Placing Black women at the center of debates about race, gender, education, and power, she stood shoulder-to-shoulder with contemporaries like W.E.B. Du Bois, Ida B. Wells, and Frederick Douglass — and often challenged them too.

A Global Scholar — Even in Her 60s

At 66, when most people begin slowing down, Cooper completed her doctorate at the University of Paris, Sorbonne, becoming only the fourth Black woman in the U.S. to earn a PhD. She maintained an international presence, writing, teaching, and advocating for civil rights long before the modern movement would take shape.

She lived to be 105 — working, writing, and mentoring across three centuries of American life.

Anna J. Cooper: A Voice from the South exhibition records.

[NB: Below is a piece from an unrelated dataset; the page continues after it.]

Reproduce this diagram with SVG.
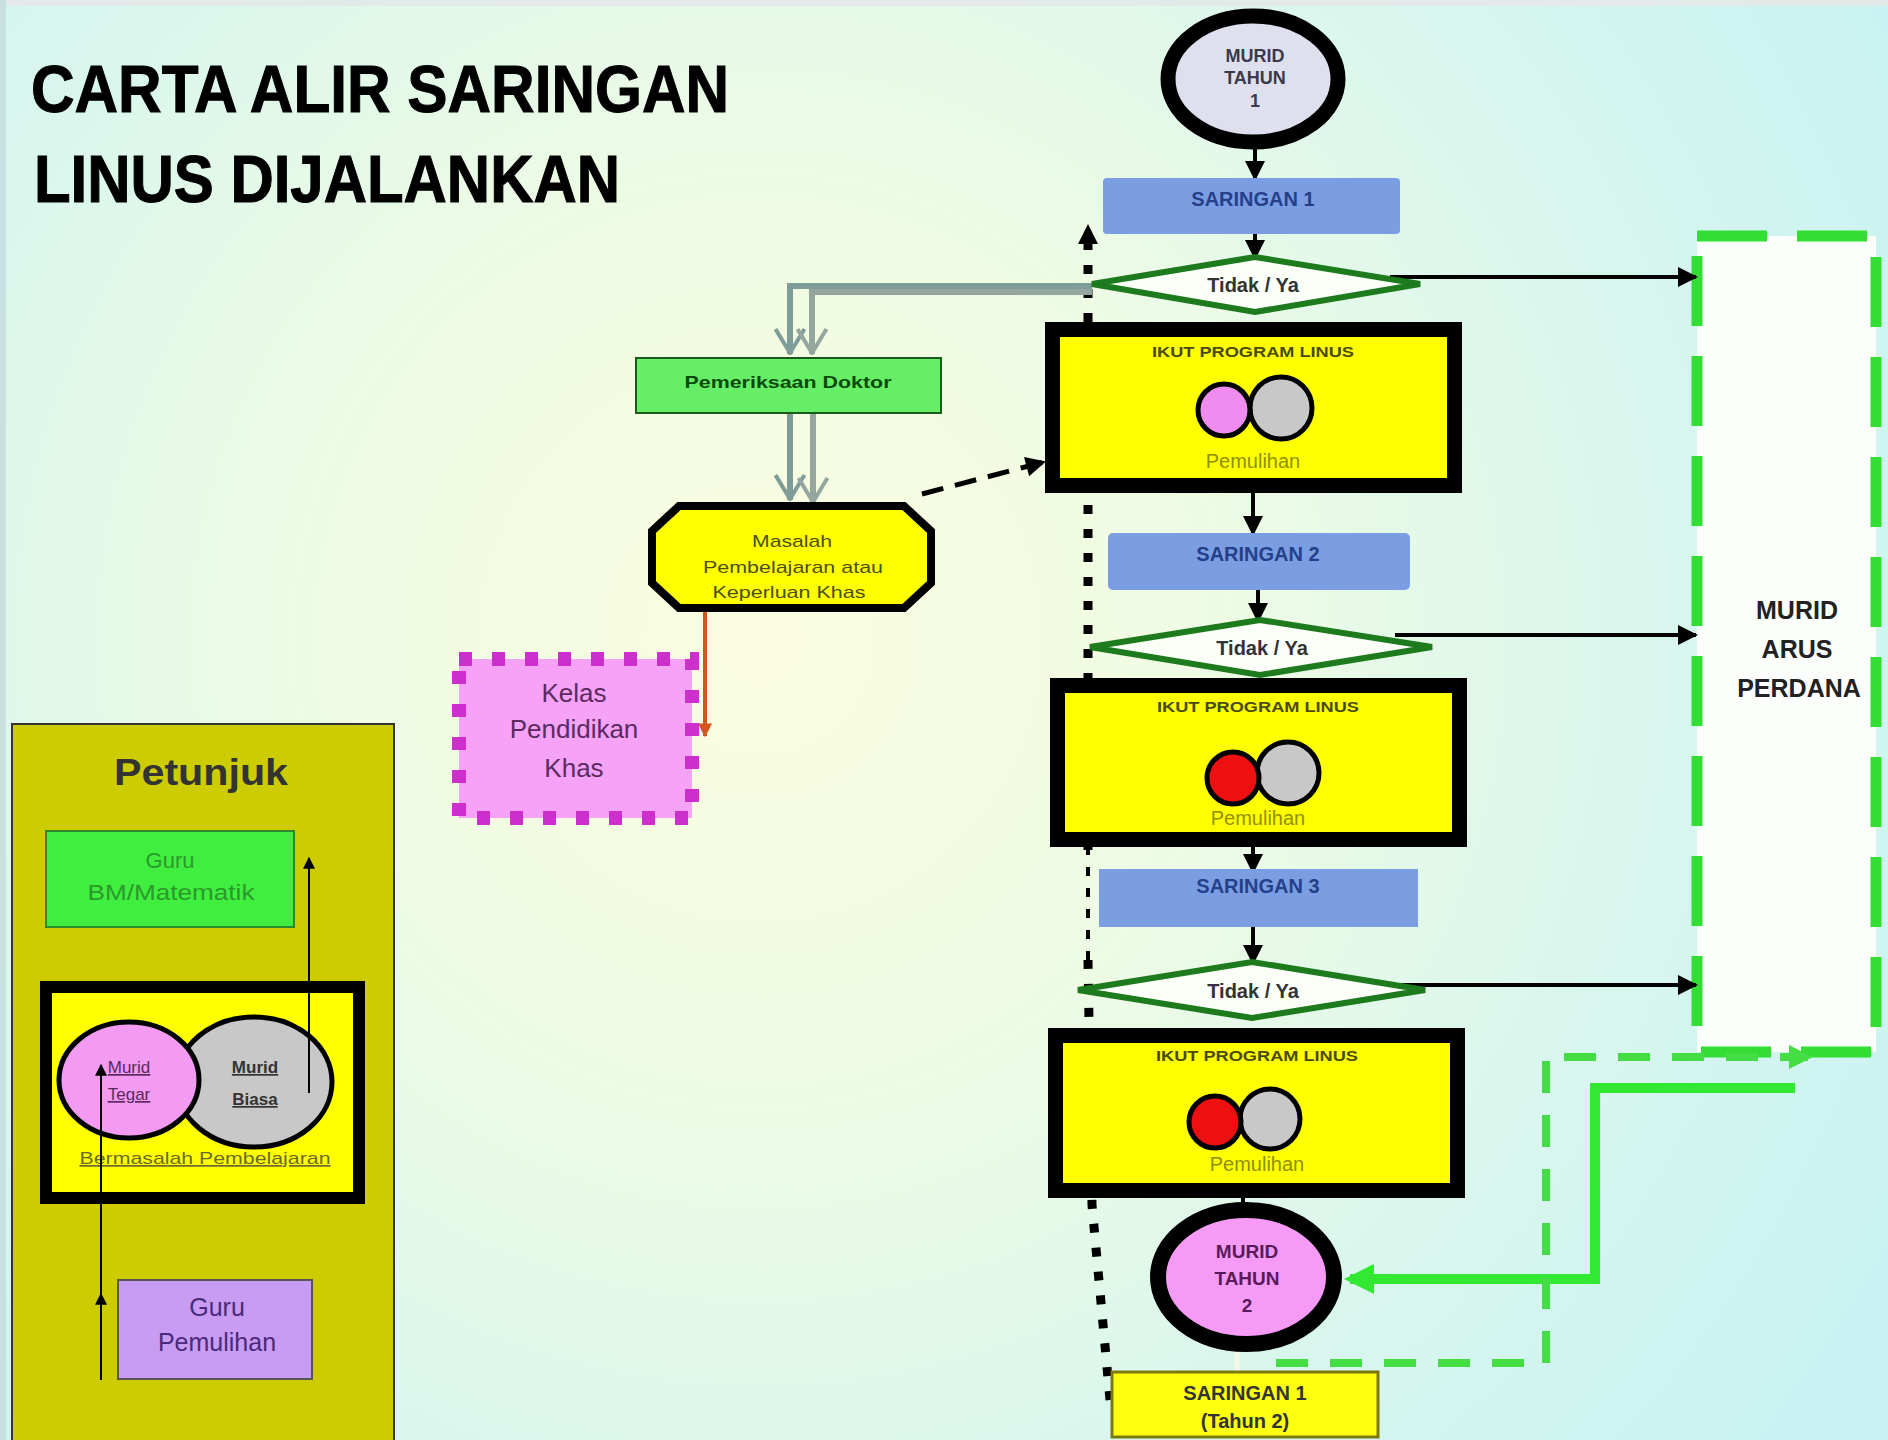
<svg xmlns="http://www.w3.org/2000/svg" width="1888" height="1440" viewBox="0 0 1888 1440">
<defs>
<radialGradient id="bg" cx="760" cy="640" r="1300" gradientUnits="userSpaceOnUse">
<stop offset="0" stop-color="#fbfde0"/>
<stop offset="0.35" stop-color="#eefbe4"/>
<stop offset="0.7" stop-color="#d8f6ee"/>
<stop offset="1" stop-color="#c9f2f2"/>
</radialGradient>
<marker id="ah" viewBox="0 0 10 10" refX="9" refY="5" markerWidth="22" markerHeight="20" markerUnits="userSpaceOnUse" orient="auto"><path d="M0,0L10,5L0,10z" fill="#000"/></marker>
<marker id="ahs" viewBox="0 0 10 10" refX="9" refY="5" markerWidth="14" markerHeight="12" markerUnits="userSpaceOnUse" orient="auto"><path d="M0,0L10,5L0,10z" fill="#000"/></marker>
<marker id="ahg" viewBox="0 0 10 10" refX="8" refY="5" markerWidth="30" markerHeight="30" markerUnits="userSpaceOnUse" orient="auto"><path d="M0,0L10,5L0,10z" fill="#33e833"/></marker>
<marker id="ahgd" viewBox="0 0 10 10" refX="8" refY="5" markerWidth="24" markerHeight="24" markerUnits="userSpaceOnUse" orient="auto"><path d="M0,0L10,5L0,10z" fill="#44dd44"/></marker>
<marker id="ahr" viewBox="0 0 10 10" refX="9" refY="5" markerWidth="14" markerHeight="14" markerUnits="userSpaceOnUse" orient="auto"><path d="M0,0L10,5L0,10z" fill="#d4541c"/></marker>
<marker id="vA" viewBox="0 0 27 33" refX="26" refY="16.5" markerWidth="27" markerHeight="33" markerUnits="userSpaceOnUse" orient="auto"><path d="M1,2L25,16.5L1,31" fill="none" stroke="#7e9c98" stroke-width="4"/></marker>
<marker id="vB" viewBox="0 0 27 33" refX="26" refY="16.5" markerWidth="27" markerHeight="33" markerUnits="userSpaceOnUse" orient="auto"><path d="M1,2L25,16.5L1,31" fill="none" stroke="#94a69e" stroke-width="4"/></marker>
</defs>
<style>
text{font-family:"Liberation Sans",Arial,Helvetica,sans-serif;text-anchor:middle}
.b{font-weight:bold}
.sar{fill:#7b9de2}
.sart{font-weight:bold;font-size:20px;fill:#24408a}
.dia{fill:#fbfff8;stroke:#1d7a1d;stroke-width:6}
.diat{font-weight:bold;font-size:20px;fill:#333}
.ikut{fill:#ffff00;stroke:#000;stroke-width:15}
.ikt{font-weight:bold;font-size:14px;fill:#4a4a10}
.pem{font-size:20px;fill:#8f8f00}
.cir{stroke:#000;stroke-width:5}
.arr{stroke:#000;stroke-width:4;fill:none}
.rarr{stroke:#000;stroke-width:4;fill:none}
</style>
<rect x="0" y="0" width="1888" height="1440" fill="url(#bg)"/>
<rect x="0" y="0" width="1888" height="6" fill="#e4eaea"/>
<rect x="0" y="0" width="6" height="1440" fill="#c9e0e0"/>

<g id="title">
<text x="31" y="112" class="b" font-size="66" textLength="698" lengthAdjust="spacingAndGlyphs" style="text-anchor:start" fill="#000" stroke="#000" stroke-width="1">CARTA ALIR SARINGAN</text>
<text x="34" y="202" class="b" font-size="66" textLength="586" lengthAdjust="spacingAndGlyphs" style="text-anchor:start" fill="#000" stroke="#000" stroke-width="1">LINUS DIJALANKAN</text>
</g>

<g id="arus-perdana">
<rect x="1697" y="236" width="179" height="816" fill="#fcfefc" stroke="#33dd33" stroke-width="11" stroke-dasharray="70 30"/>
<text x="1797" y="619" class="b" font-size="25" fill="#222">MURID</text>
<text x="1797" y="658" class="b" font-size="25" fill="#222">ARUS</text>
<text x="1799" y="697" class="b" font-size="25" fill="#222">PERDANA</text>
</g>

<g id="connectors">
<path d="M1110,1400 L1092,1205 L1088,960" fill="none" stroke="#000" stroke-width="9" stroke-dasharray="9 15"/>
<path d="M1088,960 L1088,850" fill="none" stroke="#000" stroke-width="4" stroke-dasharray="9 12"/>
<path d="M1088,850 L1088,226" fill="none" stroke="#000" stroke-width="9" stroke-dasharray="9 15" marker-end="url(#ah)"/>
<line x1="1255" y1="148" x2="1255" y2="179" class="arr" marker-end="url(#ah)"/>
<line x1="1255" y1="234" x2="1255" y2="258" class="arr" marker-end="url(#ah)"/>
<line x1="1253" y1="492" x2="1253" y2="534" class="arr" marker-end="url(#ah)"/>
<line x1="1258" y1="590" x2="1258" y2="621" class="arr" marker-end="url(#ah)"/>
<line x1="1253" y1="846" x2="1253" y2="872" class="arr" marker-end="url(#ah)"/>
<line x1="1253" y1="927" x2="1253" y2="963" class="arr" marker-end="url(#ah)"/>
<line x1="1243" y1="1197" x2="1243" y2="1206" class="arr"/>
<line x1="1237" y1="1350" x2="1237" y2="1372" stroke="#f6f6e4" stroke-width="5"/>
<line x1="1390" y1="277" x2="1696" y2="277" class="rarr" marker-end="url(#ah)"/>
<line x1="1395" y1="635" x2="1696" y2="635" class="rarr" marker-end="url(#ah)"/>
<line x1="1395" y1="985" x2="1696" y2="985" class="rarr" marker-end="url(#ah)"/>
<path d="M1092,286 H790 V354" fill="none" stroke="#7e9c98" stroke-width="6" marker-end="url(#vA)"/>
<path d="M1092,292 H812 V354" fill="none" stroke="#94a69e" stroke-width="6" marker-end="url(#vB)"/>
<path d="M790,413 V500" fill="none" stroke="#7e9c98" stroke-width="6" marker-end="url(#vA)"/>
<path d="M813,413 V503" fill="none" stroke="#94a69e" stroke-width="6" marker-end="url(#vB)"/>
<line x1="922" y1="494" x2="1044" y2="462" stroke="#000" stroke-width="5" stroke-dasharray="22 12" marker-end="url(#ah)"/>
<line x1="705" y1="612" x2="705" y2="736" stroke="#d4541c" stroke-width="4" marker-end="url(#ahr)"/>
<path d="M1795,1088 H1595 V1279 H1350" fill="none" stroke="#33e833" stroke-width="10" marker-end="url(#ahg)"/>
<path d="M1276,1363 H1546 V1057 H1808" fill="none" stroke="#44dd44" stroke-width="8" stroke-dasharray="32 22" marker-end="url(#ahgd)"/>
</g>

<g id="murid-tahun-1">
<ellipse cx="1253" cy="79" rx="85" ry="63" fill="#dfe0ee" stroke="#000" stroke-width="15"/>
<text x="1255" y="62" class="b" font-size="18" fill="#3a3a48">MURID</text>
<text x="1255" y="84" class="b" font-size="18" fill="#3a3a48">TAHUN</text>
<text x="1255" y="107" class="b" font-size="18" fill="#3a3a48">1</text>
</g>

<g id="saringan-1">
<rect x="1103" y="178" width="297" height="56" rx="4" class="sar"/>
<text x="1253" y="206" class="sart">SARINGAN 1</text>
</g>

<g id="keputusan-1">
<polygon points="1092,284 1255,257 1420,284 1255,312" class="dia"/>
<text x="1253" y="292" class="diat">Tidak / Ya</text>
</g>

<g id="ikut-1">
<rect x="1052.5" y="329.5" width="402" height="156" class="ikut"/>
<text x="1253" y="357" class="ikt" textLength="202" lengthAdjust="spacingAndGlyphs">IKUT PROGRAM LINUS</text>
<circle cx="1281" cy="408" r="31" fill="#c8c8c8" class="cir"/>
<circle cx="1224" cy="410" r="26" fill="#f08cf0" class="cir"/>
<text x="1253" y="468" class="pem">Pemulihan</text>
</g>

<g id="saringan-2">
<rect x="1108" y="533" width="302" height="57" rx="5" class="sar"/>
<text x="1258" y="561" class="sart">SARINGAN 2</text>
</g>

<g id="keputusan-2">
<polygon points="1090,647 1260,620 1432,647 1260,675" class="dia"/>
<text x="1262" y="655" class="diat">Tidak / Ya</text>
</g>

<g id="ikut-2">
<rect x="1057.5" y="685.5" width="402" height="154" class="ikut"/>
<text x="1258" y="712" class="ikt" textLength="202" lengthAdjust="spacingAndGlyphs">IKUT PROGRAM LINUS</text>
<circle cx="1288" cy="773" r="31" fill="#c8c8c8" class="cir"/>
<circle cx="1233" cy="778" r="26" fill="#ee1010" class="cir"/>
<text x="1258" y="825" class="pem">Pemulihan</text>
</g>

<g id="saringan-3">
<rect x="1099" y="869" width="319" height="58" class="sar"/>
<text x="1258" y="893" class="sart">SARINGAN 3</text>
</g>

<g id="keputusan-3">
<polygon points="1078,990 1252,962 1425,990 1252,1018" class="dia"/>
<text x="1253" y="998" class="diat">Tidak / Ya</text>
</g>

<g id="ikut-3">
<rect x="1055.5" y="1035.5" width="402" height="155" class="ikut"/>
<text x="1257" y="1061" class="ikt" textLength="202" lengthAdjust="spacingAndGlyphs">IKUT PROGRAM LINUS</text>
<circle cx="1270" cy="1119" r="30" fill="#c8c8c8" class="cir"/>
<circle cx="1215" cy="1122" r="26" fill="#ee1010" class="cir"/>
<text x="1257" y="1171" class="pem">Pemulihan</text>
</g>

<g id="murid-tahun-2">
<ellipse cx="1246" cy="1277" rx="88" ry="67" fill="#f59af5" stroke="#000" stroke-width="16"/>
<text x="1247" y="1258" class="b" font-size="19" fill="#5a1a5a">MURID</text>
<text x="1247" y="1285" class="b" font-size="19" fill="#5a1a5a">TAHUN</text>
<text x="1247" y="1312" class="b" font-size="19" fill="#5a1a5a">2</text>
</g>

<g id="saringan-1-tahun-2">
<rect x="1112" y="1372" width="266" height="65" fill="#ffff10" stroke="#7a7a10" stroke-width="3"/>
<text x="1245" y="1400" class="b" font-size="20" fill="#333">SARINGAN 1</text>
<text x="1245" y="1428" class="b" font-size="20" fill="#333">(Tahun 2)</text>
</g>

<g id="pemeriksaan-doktor">
<rect x="636" y="358" width="305" height="55" fill="#66ee66" stroke="#1a5a1a" stroke-width="2"/>
<text x="788" y="388" class="b" font-size="17" fill="#0a4a0a" textLength="207" lengthAdjust="spacingAndGlyphs">Pemeriksaan Doktor</text>
</g>

<g id="masalah-pembelajaran">
<polygon points="679,506 904,506 931,531 931,583 904,608 679,608 652,583 652,531" fill="#ffff00" stroke="#000" stroke-width="8"/>
<text x="792" y="547" font-size="17" fill="#4e4e1a" textLength="80" lengthAdjust="spacingAndGlyphs">Masalah</text>
<text x="793" y="573" font-size="17" fill="#4e4e1a" textLength="180" lengthAdjust="spacingAndGlyphs">Pembelajaran atau</text>
<text x="789" y="598" font-size="17" fill="#4e4e1a" textLength="153" lengthAdjust="spacingAndGlyphs">Keperluan Khas</text>
</g>

<g id="kelas-pendidikan-khas">
<rect x="459" y="659" width="233" height="159" fill="#f6a2f6" stroke="#cc2fcc" stroke-width="14" stroke-dasharray="13 20"/>
<text x="574" y="702" font-size="26" fill="#5a2a62">Kelas</text>
<text x="574" y="738" font-size="26" fill="#5a2a62">Pendidikan</text>
<text x="574" y="777" font-size="26" fill="#5a2a62">Khas</text>
</g>

<g id="petunjuk">
<rect x="12" y="724" width="382" height="730" fill="#cccc00" stroke="#333" stroke-width="2"/>
<text x="201" y="785" class="b" font-size="36" fill="#333" textLength="174" lengthAdjust="spacingAndGlyphs">Petunjuk</text>
<rect x="46" y="831" width="248" height="96" fill="#40ee40" stroke="#2d8a2d" stroke-width="2"/>
<text x="170" y="868" font-size="22" fill="#2a9a2a">Guru</text>
<text x="171" y="900" font-size="22" fill="#2a9a2a" textLength="167" lengthAdjust="spacingAndGlyphs">BM/Matematik</text>
<rect x="46" y="987" width="313" height="211" fill="#ffff00" stroke="#000" stroke-width="12"/>
<ellipse cx="254" cy="1082" rx="78" ry="65" fill="#c8c8c8" stroke="#000" stroke-width="5"/>
<ellipse cx="129" cy="1080" rx="70" ry="58" fill="#f39af3" stroke="#000" stroke-width="5"/>
<text x="129" y="1073" font-size="17" fill="#5a2a5a" text-decoration="underline">Murid</text>
<text x="129" y="1100" font-size="17" fill="#5a2a5a" text-decoration="underline">Tegar</text>
<text x="255" y="1073" class="b" font-size="17" fill="#333" text-decoration="underline">Murid</text>
<text x="255" y="1105" class="b" font-size="17" fill="#333" text-decoration="underline">Biasa</text>
<text x="205" y="1164" font-size="17" fill="#6a6a2a" text-decoration="underline" textLength="251" lengthAdjust="spacingAndGlyphs">Bermasalah Pembelajaran</text>
<rect x="118" y="1280" width="194" height="99" fill="#c89cf2" stroke="#555" stroke-width="2"/>
<text x="217" y="1316" font-size="25" fill="#4a2a7a">Guru</text>
<text x="217" y="1351" font-size="25" fill="#4a2a7a">Pemulihan</text>
<path d="M101,1380 L101,1294 L101,1065" fill="none" stroke="#000" stroke-width="2" marker-mid="url(#ahs)" marker-end="url(#ahs)"/>
<path d="M309,1093 V858" fill="none" stroke="#000" stroke-width="2" marker-end="url(#ahs)"/>
</g>
</svg>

Anacostia Community Museum Archives, Smithsonian Institution.

The Only Black Woman Quoted in the U.S. Passport

Her inclusion in the U.S. passport is not merely symbolic. It is a reminder — quiet but profound — that the ideals Americans carry across borders were shaped not only by founding fathers or presidents, but by a Black woman who was once denied the rights that document represents.

Her words, written in 1892, speak to a struggle far older than the passport itself:

“The cause of freedom is… the very birthright of humanity.”

It is difficult to imagine a more appropriate message for a document meant to move people across borders.

Why Her Legacy Matters Now

Cooper’s life is a roadmap for how intellectual force, moral clarity, and sheer stubbornness can reshape a nation. She fought for girls who were never meant to sit in advanced classrooms. She challenged men who believed they alone carried the race’s future. She demanded that America live up to the ideals printed in its founding documents.

In many ways, her quote still challenges the country carrying it today — to redefine freedom not as a privilege, but as a shared obligation.

More than a century after she wrote that sentence, Dr. Anna Julia Cooper remains what she always was:
A truth-teller.
A trailblazer.
And the rare kind of voice that outlives the era that tried to contain her.